In 2006, Sullivan drove through Mexico to learn more about ancient Mayan civilization, visiting Mayan ruins en route to Belize, where he lived in the jungle for two months near the Mayan village of San Pedro Columbia. There he discovered that the nearby ruin of the ancient city of Lubaantun was where a crystal skull was allegedly uncovered by the daughter of a British archaeologist in 1924, Sullivan wrote in an email. The artifact, known as the Mitchell-Hedges Skull, supposedly holds mystical powers.

“I went there to do more research on the Mayan calendar and its predictions about the year 2012,” Sullivan wrote in the email. “I had already written and published a nonfiction book about prophecies and end-times scenarios entitled ‘In Search of a Perfect World,’ and I was hoping to come up with more information. But the local Maya are ... more concerned with day-to-day living than prophecies and the Mayan calendar. So, without coming up with new information, I decided to write a mystery/thriller novel focusing on the crystal skull.”

The story centers on a couple who visit the region and find themselves caught up in a strange struggle with U.S. government agents for another crystal skull — reputed to hold the key to free energy.

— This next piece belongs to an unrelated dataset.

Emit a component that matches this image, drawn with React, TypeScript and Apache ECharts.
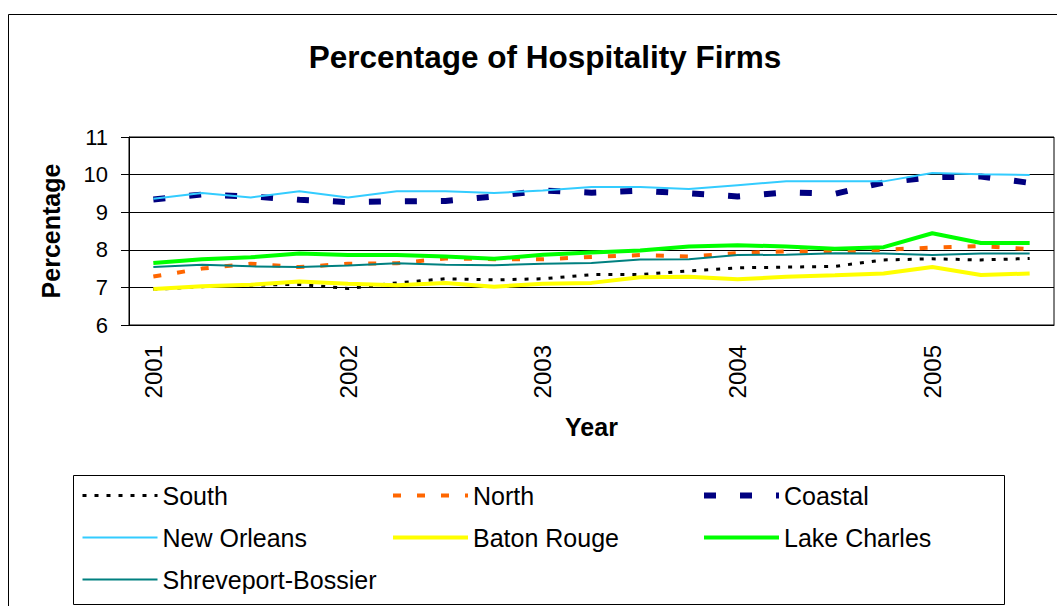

“I had some interesting experiences in Belize and met some fascinating characters, which I incorporated into the novel,” Sullivan wrote. “As I began writing, I saw similarities between the rise and fall of the Mayan civilization and that of the Ancestral Puebloans, or the Anasazi, of the Four Corners region. So I tied them together.”

Sullivan’s novel can also be downloaded or read electronically for $5 through his website:

Sullivan, city editor of the Times-News from 1985 to 1987, now lives in Sedona, Ariz., and is well into another novel, focusing on the indigenous peoples of the Southwest’s Four Corners region.